About two weeks later, Parham again interviewed Doctor Parker and was told that the estate was in probate and nothing could then be done. A little later, John Christiansen saw Doctor Parker and made him an offer for the place, which was declined. October 19,1926, Christiansen wrote Doctor Parker a letter in which he made an offer of $140 an acre for one hundred acres of the farm. This offer was accepted. A preliminary contract was drawn in a few days, at which time Christiansen testified that Doctor Parker represented that thirty acres of the farm had been cleared. November 24, 1926, a formal contract was signed by the parties, at which time a substantial payment was made. Before signing the contract, the respondents had looked over the place two or three times. *152The respondents moved upon the farm shortly after the contract had been executed. In January, 1927, Christiansen discovered the dams in the ditches, above referred to, and removed them.

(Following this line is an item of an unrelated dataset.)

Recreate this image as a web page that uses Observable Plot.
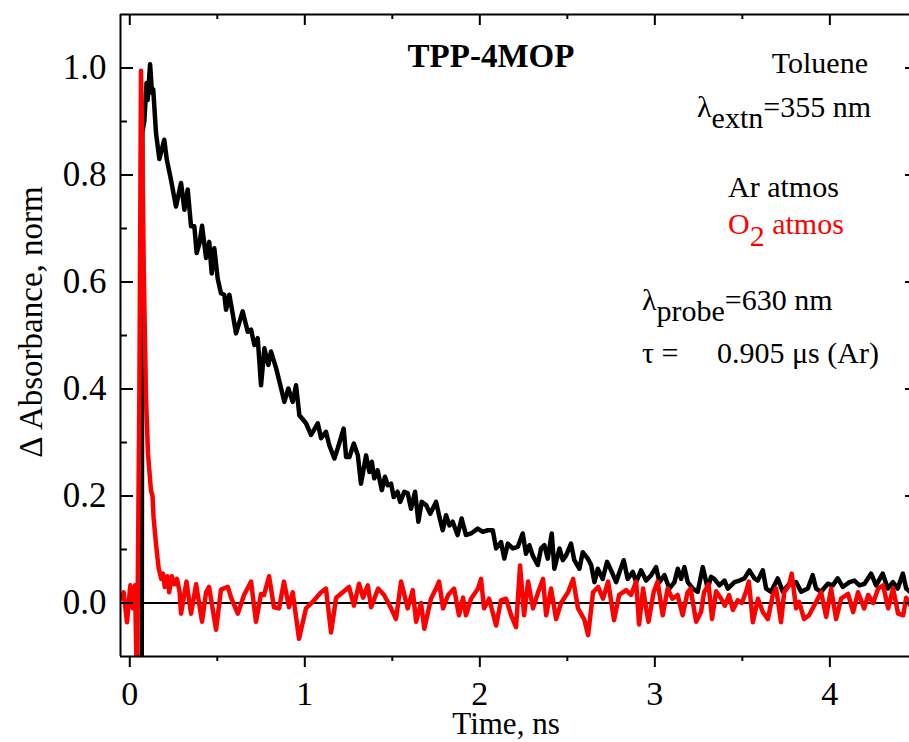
<!DOCTYPE html>
<html><head><meta charset="utf-8">
<script src="https://cdn.jsdelivr.net/npm/d3@7"></script>
<script src="https://cdn.jsdelivr.net/npm/@observablehq/plot@0.6"></script>
<style>body{margin:0;background:#fff}</style>
</head><body><div id="chart"></div>
<script>
// Ar atmosphere trace (black): [time ns, ΔA norm]
const argonTrace = [
[0.068,-0.2],[0.072,0.88],[0.083,0.90],[0.096,0.972],[0.102,0.94],[0.116,1.007],[0.127,0.953],[0.134,0.96],[0.150,0.878],[0.169,0.83],
[0.197,0.866],[0.211,0.83],[0.236,0.79],[0.264,0.741],[0.293,0.785],[0.312,0.735],[0.331,0.773],[0.350,0.704],[0.369,0.704],[0.382,0.654],
[0.398,0.672],[0.413,0.705],[0.436,0.645],[0.454,0.675],[0.468,0.616],[0.483,0.663],[0.502,0.607],[0.521,0.579],[0.540,0.576],[0.550,0.548],
[0.569,0.576],[0.588,0.541],[0.607,0.504],[0.645,0.545],[0.674,0.507],[0.693,0.511],[0.712,0.482],[0.731,0.495],[0.750,0.407],[0.769,0.476],
[0.792,0.445],[0.807,0.47],[0.836,0.439],[0.855,0.414],[0.883,0.376],[0.906,0.401],[0.931,0.376],[0.950,0.407],[0.969,0.351],[1.007,0.336],
[1.036,0.314],[1.074,0.336],[1.093,0.308],[1.121,0.32],[1.140,0.295],[1.169,0.27],[1.188,0.289],[1.222,0.326],[1.236,0.273],[1.255,0.273],
[1.280,0.298],[1.303,0.276],[1.321,0.223],[1.350,0.276],[1.369,0.245],[1.383,0.264],[1.397,0.233],[1.416,0.248],[1.440,0.211],[1.458,0.236],
[1.474,0.22],[1.493,0.223],[1.508,0.198],[1.530,0.208],[1.545,0.189],[1.569,0.208],[1.588,0.205],[1.607,0.176],[1.630,0.208],[1.649,0.152],
[1.668,0.189],[1.693,0.183],[1.717,0.167],[1.750,0.189],[1.769,0.161],[1.788,0.136],[1.807,0.164],[1.826,0.145],[1.845,0.152],[1.873,0.127],
[1.896,0.158],[1.921,0.127],[1.950,0.13],[1.988,0.139],[2.017,0.133],[2.045,0.136],[2.074,0.136],[2.093,0.102],[2.121,0.114],[2.140,0.083],
[2.160,0.111],[2.188,0.102],[2.217,0.105],[2.245,0.13],[2.264,0.092],[2.283,0.108],[2.302,0.089],[2.331,0.071],[2.350,0.102],[2.369,0.108],
[2.388,0.083],[2.411,0.13],[2.426,0.064],[2.455,0.102],[2.474,0.08],[2.493,0.089],[2.521,0.111],[2.540,0.08],[2.569,0.064],[2.588,0.095],
[2.617,0.083],[2.636,0.071],[2.655,0.039],[2.674,0.064],[2.702,0.045],[2.727,0.077],[2.750,0.061],[2.779,0.039],[2.798,0.058],[2.822,0.08],
[2.845,0.045],[2.874,0.058],[2.893,0.039],[2.921,0.061],[2.950,0.042],[2.979,0.052],[3.007,0.067],[3.026,0.039],[3.055,0.052],[3.083,0.027],
[3.112,0.039],[3.131,0.064],[3.150,0.045],[3.169,0.067],[3.188,0.039],[3.217,0.027],[3.245,0.021],[3.274,0.067],[3.302,0.027],[3.321,0.049],
[3.340,0.045],[3.369,0.033],[3.398,0.042],[3.417,0.027],[3.455,0.039],[3.483,0.042],[3.512,0.046],[3.540,0.061],[3.569,0.046],[3.588,0.042],
[3.617,0.061],[3.636,0.027],[3.664,0.021],[3.702,0.046],[3.731,0.021],[3.769,0.036],[3.807,0.039],[3.836,0.021],[3.874,0.027],[3.902,0.052],
[3.921,0.027],[3.950,0.021],[3.988,0.036],[4.017,0.033],[4.045,0.046],[4.074,0.03],[4.112,0.039],[4.140,0.042],[4.169,0.033],[4.198,0.036],
[4.236,0.055],[4.264,0.033],[4.302,0.055],[4.331,0.027],[4.360,0.039],[4.388,0.027],[4.417,0.055],[4.436,0.027],[4.458,0.021]
];
// O2 atmosphere trace (red): [time ns, ΔA norm]
const oxygenTrace = [
[-0.05,0.008],[-0.035,0.02],[-0.016,-0.036],[0.003,0.033],[0.017,-0.01],[0.030,0.033],[0.041,-0.16],[0.055,0.4],[0.064,0.995],[0.072,0.85],
[0.080,0.62],[0.093,0.38],[0.104,0.28],[0.121,0.21],[0.130,0.20],[0.136,0.16],[0.150,0.11],[0.165,0.065],[0.180,0.045],[0.190,0.055],
[0.200,0.03],[0.215,0.05],[0.225,0.02],[0.240,0.05],[0.255,0.035],[0.270,0.045],[0.285,0.02],[0.293,-0.02],[0.324,0.04],[0.350,-0.02],
[0.379,0.035],[0.413,-0.035],[0.436,0.02],[0.453,0.03],[0.493,-0.05],[0.521,0.025],[0.560,0.03],[0.579,0.01],[0.617,-0.02],[0.653,0.015],
[0.693,0.04],[0.721,-0.035],[0.750,0.017],[0.767,0.015],[0.796,0.05],[0.824,-0.008],[0.853,-0.01],[0.881,0.04],[0.910,-0.008],[0.931,0.02],
[0.967,-0.067],[1.007,-0.01],[1.053,0.005],[1.093,0.02],[1.121,0.027],[1.150,-0.055],[1.179,0.01],[1.217,0.02],[1.253,0.03],[1.281,-0.005],
[1.310,0.036],[1.333,0.01],[1.360,0.033],[1.379,-0.008],[1.419,0.027],[1.453,0.015],[1.493,-0.01],[1.521,-0.03],[1.550,0.04],[1.588,-0.01],
[1.617,0.024],[1.636,-0.035],[1.664,0.0],[1.683,-0.048],[1.721,0.008],[1.750,0.027],[1.767,0.04],[1.790,-0.01],[1.819,0.015],[1.853,0.027],
[1.881,-0.023],[1.904,0.01],[1.921,-0.023],[1.950,0.008],[1.990,0.027],[2.007,0.045],[2.024,-0.01],[2.053,0.008],[2.093,-0.042],[2.121,0.005],
[2.150,0.008],[2.179,-0.023],[2.207,-0.045],[2.230,0.07],[2.253,-0.023],[2.276,0.04],[2.304,-0.01],[2.333,0.02],[2.361,0.045],[2.379,-0.023],
[2.407,0.027],[2.436,-0.03],[2.464,0.0],[2.504,0.02],[2.533,0.045],[2.561,-0.01],[2.596,-0.03],[2.619,-0.06],[2.647,0.02],[2.676,0.03],
[2.704,0.008],[2.733,0.04],[2.767,-0.032],[2.796,0.015],[2.836,0.024],[2.864,0.015],[2.893,0.04],[2.910,-0.04],[2.933,0.027],[2.950,-0.01],
[2.964,-0.035],[2.993,0.02],[3.016,0.04],[3.045,-0.023],[3.073,0.027],[3.100,0.008],[3.130,0.015],[3.159,-0.023],[3.187,0.02],[3.204,0.027],
[3.236,-0.035],[3.264,-0.017],[3.281,0.02],[3.307,0.035],[3.327,-0.03],[3.350,0.022],[3.379,0.008],[3.400,-0.005],[3.424,0.015],[3.446,-0.013],
[3.474,0.005],[3.497,0.0],[3.520,0.02],[3.537,0.04],[3.560,-0.036],[3.589,0.008],[3.617,-0.017],[3.646,-0.03],[3.674,0.015],[3.693,0.027],
[3.721,-0.036],[3.739,0.02],[3.767,0.033],[3.782,0.055],[3.807,-0.01],[3.824,0.002],[3.853,-0.03],[3.881,-0.023],[3.910,-0.005],[3.950,0.02],
[3.979,-0.026],[4.007,0.027],[4.036,-0.03],[4.064,0.008],[4.104,0.017],[4.133,-0.017],[4.161,0.02],[4.196,-0.01],[4.219,0.015],[4.247,0.0],
[4.276,0.027],[4.304,0.033],[4.333,-0.01],[4.361,0.027],[4.390,-0.02],[4.419,-0.023],[4.436,0.01],[4.459,-0.004]
];
const xMajorTicks = [0, 1, 2, 3, 4];
const xMinorTicks = [0.5, 1.5, 2.5, 3.5];
const yMajorTicks = [0.0, 0.2, 0.4, 0.6, 0.8, 1.0];
const yMinorTicks = [0.1, 0.3, 0.5, 0.7, 0.9];
const xDomain = [-0.053, 4.455];
const yDomain = [-0.1, 1.1];

const W = 909, H = 742, mL = 120, mR = 0, mT = 14, mB = 86;
const plotW = W - mL - mR, plotH = H - mT - mB;
const FONT = "'Liberation Serif', 'Times New Roman', serif";

const chart = Plot.plot({
  width: W, height: H,
  marginLeft: mL, marginRight: mR, marginTop: mT, marginBottom: mB,
  x: {domain: xDomain},
  y: {domain: yDomain},
  style: {fontFamily: FONT, background: "white", color: "black"},
  marks: [
    Plot.ruleY([0], {stroke: "black", strokeWidth: 2}),
    Plot.line(argonTrace, {x: d => d[0], y: d => d[1], stroke: "black", strokeWidth: 4.5, clip: true, strokeLinejoin: "round"}),
    Plot.line(oxygenTrace, {x: d => d[0], y: d => d[1], stroke: "#ff0000", strokeWidth: 4.5, clip: true, strokeLinejoin: "round"}),
    Plot.ruleX([xDomain[0]], {stroke: "black", strokeWidth: 2}),
    Plot.ruleY(yDomain, {stroke: "black", strokeWidth: 2}),
    Plot.axisX(xMajorTicks, {anchor: "bottom", tickSize: 11, tickPadding: 13, fontSize: 34, fontFamily: FONT, strokeWidth: 2, tickFormat: d => String(d), label: null}),
    Plot.axisX(xMinorTicks, {anchor: "bottom", tickSize: 5, strokeWidth: 2, tickFormat: () => "", label: null}),
    Plot.ruleX(xMajorTicks, {insetBottom: plotH - 11, stroke: "black", strokeWidth: 2}),
    Plot.ruleX(xMinorTicks, {insetBottom: plotH - 5, stroke: "black", strokeWidth: 2}),
    Plot.axisY(yMajorTicks, {anchor: "left", tickSize: 0, tickPadding: 14, fontSize: 35, fontFamily: FONT, tickFormat: d3.format(".1f"), label: null}),
    Plot.ruleY(yMajorTicks, {insetRight: plotW - 13, stroke: "black", strokeWidth: 2}),
    Plot.ruleY(yMinorTicks, {insetRight: plotW - 7, stroke: "black", strokeWidth: 2}),
    Plot.ruleY(yMajorTicks, {insetLeft: plotW - 4, stroke: "black", strokeWidth: 2})
  ]
});
document.getElementById("chart").appendChild(chart);

const svg = d3.select(chart);
function label(x, y, parts, opts = {}) {
  const t = svg.append("text")
    .attr("x", x).attr("y", y)
    .style("font-family", FONT)
    .attr("font-size", opts.size || 30)
    .attr("fill", opts.fill || "black")
    .attr("text-anchor", opts.anchor || "start")
    .attr("font-weight", opts.weight || "normal");
  if (opts.transform) t.attr("transform", opts.transform).attr("x", 0).attr("y", 0);
  let cur = 0;
  for (const p of parts) {
    const s = typeof p === "string" ? {t: p, dy: 0} : p;
    const ts = t.append("tspan").text(s.t);
    const d = (s.dy || 0) - cur;
    if (d) ts.attr("dy", d);
    cur = s.dy || 0;
  }
  return t;
}
label(491, 67, ["TPP-4MOP"], {anchor: "middle", weight: "bold", size: 33});
label(868, 73, ["Toluene"], {anchor: "end"});
label(871, 117, ["λ", {t: "extn", dy: 11}, {t: "=355 nm", dy: 0}], {anchor: "end"});
label(728, 197, ["Ar atmos"]);
label(728, 234, ["O", {t: "2", dy: 12}, {t: " atmos", dy: 0}], {fill: "#ff0000"});
label(642, 310, ["λ", {t: "probe", dy: 11}, {t: "=630 nm", dy: 0}]);
label(642, 363, ["τ ="]);
label(717, 363, ["0.905 μs (Ar)"]);
label(0, 0, ["Δ Absorbance, norm"], {anchor: "middle", size: 33, transform: "translate(42,322) rotate(-90)"});
label(506, 734, ["Time, ns"], {anchor: "middle", size: 31});
</script>
</body></html>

In the spring of that year, when he began plowing the cleared portion of the land, he discovered that, under the surface, there were stumps, roots and logs which made the tilling of the soil very difficult. In the fall of 1927, Jurey replaced the dams in the ditches. Sometime later, Christiansen, accompanied by Doctor Parker, removed the dams, much to the irritation of Jurey. The present action to rescind was begun July 5,1928.
The charges of fraud are: (a) Misrepresentation as to the amount of cleared land, there being twenty-one acres instead of thirty; (b) the overflowing of the land due to the dams in the ditches, which was not disclosed to the respondents at the time of the purchase; and (c) that the cleared land was underlaid with stumps, roots and logs.

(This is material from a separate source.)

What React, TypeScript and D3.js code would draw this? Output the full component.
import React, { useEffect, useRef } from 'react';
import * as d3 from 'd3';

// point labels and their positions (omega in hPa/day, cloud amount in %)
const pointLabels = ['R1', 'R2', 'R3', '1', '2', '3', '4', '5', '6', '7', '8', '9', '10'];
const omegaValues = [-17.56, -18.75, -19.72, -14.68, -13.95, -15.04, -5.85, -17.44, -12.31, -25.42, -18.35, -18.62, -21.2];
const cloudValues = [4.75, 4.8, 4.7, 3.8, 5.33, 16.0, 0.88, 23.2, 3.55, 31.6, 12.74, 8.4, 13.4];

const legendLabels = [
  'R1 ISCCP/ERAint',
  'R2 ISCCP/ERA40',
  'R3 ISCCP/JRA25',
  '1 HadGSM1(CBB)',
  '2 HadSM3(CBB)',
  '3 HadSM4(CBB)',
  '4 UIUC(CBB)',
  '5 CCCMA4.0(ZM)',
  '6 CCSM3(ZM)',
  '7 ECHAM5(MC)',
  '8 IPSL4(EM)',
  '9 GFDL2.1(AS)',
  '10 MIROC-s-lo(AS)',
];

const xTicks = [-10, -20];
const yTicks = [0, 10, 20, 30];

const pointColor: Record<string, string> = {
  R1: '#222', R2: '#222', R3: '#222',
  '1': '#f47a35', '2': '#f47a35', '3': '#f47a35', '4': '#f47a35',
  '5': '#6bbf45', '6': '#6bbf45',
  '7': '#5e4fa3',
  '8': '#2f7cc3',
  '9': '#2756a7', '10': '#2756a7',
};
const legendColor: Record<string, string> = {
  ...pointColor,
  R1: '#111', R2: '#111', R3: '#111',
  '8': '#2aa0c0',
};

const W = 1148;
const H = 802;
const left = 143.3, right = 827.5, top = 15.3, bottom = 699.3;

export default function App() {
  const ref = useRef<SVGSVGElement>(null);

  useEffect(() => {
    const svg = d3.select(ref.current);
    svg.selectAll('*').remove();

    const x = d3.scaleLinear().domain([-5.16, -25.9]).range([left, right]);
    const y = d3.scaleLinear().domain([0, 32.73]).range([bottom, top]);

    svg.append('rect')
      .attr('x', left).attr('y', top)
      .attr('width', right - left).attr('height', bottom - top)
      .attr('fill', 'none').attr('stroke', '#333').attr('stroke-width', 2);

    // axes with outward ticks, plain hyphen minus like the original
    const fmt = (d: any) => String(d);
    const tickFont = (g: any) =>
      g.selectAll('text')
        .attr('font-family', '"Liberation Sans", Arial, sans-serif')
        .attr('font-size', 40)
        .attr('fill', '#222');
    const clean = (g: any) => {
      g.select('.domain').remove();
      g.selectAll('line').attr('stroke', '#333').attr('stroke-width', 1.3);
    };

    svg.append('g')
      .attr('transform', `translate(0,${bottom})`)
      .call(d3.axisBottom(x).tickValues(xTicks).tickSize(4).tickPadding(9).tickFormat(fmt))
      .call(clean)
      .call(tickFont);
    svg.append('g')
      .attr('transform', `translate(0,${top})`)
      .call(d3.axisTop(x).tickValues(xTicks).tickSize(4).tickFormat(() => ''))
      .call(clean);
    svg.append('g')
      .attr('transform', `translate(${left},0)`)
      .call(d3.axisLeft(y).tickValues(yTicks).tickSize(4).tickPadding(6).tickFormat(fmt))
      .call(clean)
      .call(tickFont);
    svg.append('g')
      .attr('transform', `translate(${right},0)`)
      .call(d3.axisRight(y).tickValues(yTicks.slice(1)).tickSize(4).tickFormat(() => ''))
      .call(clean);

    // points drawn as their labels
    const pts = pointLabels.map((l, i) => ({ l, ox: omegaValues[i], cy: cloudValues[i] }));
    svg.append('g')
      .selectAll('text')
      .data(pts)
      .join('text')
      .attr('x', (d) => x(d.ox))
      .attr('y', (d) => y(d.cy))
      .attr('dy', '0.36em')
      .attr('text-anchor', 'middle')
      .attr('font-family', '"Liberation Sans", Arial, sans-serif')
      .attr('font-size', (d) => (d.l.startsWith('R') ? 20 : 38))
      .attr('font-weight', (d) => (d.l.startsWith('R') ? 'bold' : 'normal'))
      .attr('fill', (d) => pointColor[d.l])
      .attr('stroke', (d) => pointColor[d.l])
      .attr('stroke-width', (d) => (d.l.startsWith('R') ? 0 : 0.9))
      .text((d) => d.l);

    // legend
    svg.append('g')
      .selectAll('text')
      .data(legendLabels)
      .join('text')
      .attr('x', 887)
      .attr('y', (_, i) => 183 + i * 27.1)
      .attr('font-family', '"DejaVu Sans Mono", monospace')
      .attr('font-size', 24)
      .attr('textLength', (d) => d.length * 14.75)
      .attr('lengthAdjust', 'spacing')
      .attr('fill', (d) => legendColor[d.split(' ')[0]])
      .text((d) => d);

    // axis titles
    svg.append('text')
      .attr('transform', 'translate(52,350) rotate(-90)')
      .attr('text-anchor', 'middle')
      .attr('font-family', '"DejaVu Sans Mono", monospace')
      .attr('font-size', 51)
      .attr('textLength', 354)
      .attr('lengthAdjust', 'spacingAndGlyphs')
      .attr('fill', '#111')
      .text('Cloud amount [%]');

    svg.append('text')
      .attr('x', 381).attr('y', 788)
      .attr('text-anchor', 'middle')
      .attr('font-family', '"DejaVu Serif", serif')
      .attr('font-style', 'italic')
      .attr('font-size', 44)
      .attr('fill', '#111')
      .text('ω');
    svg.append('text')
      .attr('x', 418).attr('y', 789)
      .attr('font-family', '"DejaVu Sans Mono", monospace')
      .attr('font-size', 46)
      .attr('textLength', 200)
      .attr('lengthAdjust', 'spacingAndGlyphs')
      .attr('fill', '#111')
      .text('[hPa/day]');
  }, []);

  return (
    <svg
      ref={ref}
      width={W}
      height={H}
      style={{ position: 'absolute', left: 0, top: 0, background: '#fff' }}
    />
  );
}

Parham was the agent of the owner of the land only for the purpose of finding a purchaser. Any representation, therefore, that he may have made relative to the character or quality of the farm, though it does not appear that he made any material representation, except as to the number of acres cleared, would not be binding upon the owner. This is well settled by a number of the decisions of this court. Samson v. Beale, 27 Wash. 557, 68 Pac. 180; Johnson v. Williams, 133 Wash. 613, 234 Pac. 449; Gudmundson v. Commercial Bank & Trust Co., 138 Wash. 355, 244 Pac. 676; Lemarb v. Power, 151 Wash. 273, 275 Pac. 561.
Prom the facts stated, it appears that the respondents, in January, 1927, had knowledge that the dams had been placed in the ditches, and in the spring of that year, discovered that the cleared land was underlaid with stumps, roots and logs. If the discrep*153ancy in the acreage of the cleared land is as great as they now claim, they would he charged with knowledge of having discovered that fact within a reasonable time. The presumption is that, if the party claiming to be defrauded might, with ordinary care and attention, have reasonably detected it, he had knowledge thereof, and it is his duty to be diligent in making inquiry. The means of knowledge are equal to knowledge, and a clue to a fact which, if followed up diligently, would lead to discovery, is the equivalent of knowledge. Deering v. Holcomb, 26 Wash. 588, 67 Pac. 240, 561; Irwin v. Holbrook, 32 Wash. 349, 73 Pac. 360.
The situation then is that, not later than the spring of 1927, the respondents had knowledge of the condition of the cleared land, and were charged with knowledge of the discrepancy in the acreage, as well as what they would have discovered, had they made inquiry with reference to the dams being in the ditches. After this, and in the fall of 1927, the respondents paid $4,000 on the contract. As stated, the action to rescind was not brought until July 5, 1928, more than a year after what is claimed to be fraud was discovered or should have been discovered. The rule is that one who seeks to avoid a contract on the ground of fraud, must proceed with reasonable diligence upon the discovery of the fraud, or the right to rescind will be lost. In Pearson v. Gullans, 81 Wash. 57, 142 Pac. 456, it was said:
“This court has been more than liberal, even generous, in allowing a rescission of fraudulently induced contracts for the purchase of land; but our attention is called to no cases holding that a vendee can, after ample time to ascertain the facts and after undertaking to turn the land into, a fair bargain on his own account and after a lapse of several months, rescind his contract. The decision of the trial judge is consistent with *154the rule announced by this court in the following cases: Thomas v. McGue, 19 Wash. 287, 53 Pac. 161; Stelter v. Fowler, 62 Wash. 345, 113 Pac. 1096, 114 Pac. 879; Angel v. Columbia Canal Co., 69 Wash. 550, 125 Pac. 766; Wetternach v. Jones-Thompson Inv. Co., 77 Wash. 144, 137 Pac. 442.”
In Blake v. Merritt, 101 Wash. 56, 171 Pac. 1013, it was said:
“The rule is that one who seeks to avoid a contract which he has been induced to enter into by fraudulent representations of another touching the subject-matter of the contract, must proceed with reasonable promptitude upon discovering the fraud, or the right to rescind will be waived (Citing authorities).”
The respondents did not proceed with reasonable diligence after they should have discovered what they now claim to be fraud, and therefore cannot rescind.
It is said that the discrepancy between the value of the land and the purchase price thereof is so great as to amount to fraud. If there be a great difference between the purchase price and the value of the land, this fact was discovered, or should have been discovered, by the respondents, in the spring of 1927, when they began plowing the land and discovered the stumps, roots and logs referred to.
What has been heretofore said has been on the assumption, without so holding, that, if the respondents had begun the action in time, there would have been ground for rescission.
The judgment will be reversed, and the cause remanded with direction to the superior court to dismiss the action.
Mitchell, C. J., Parker, French, and Millard, JJ., concur.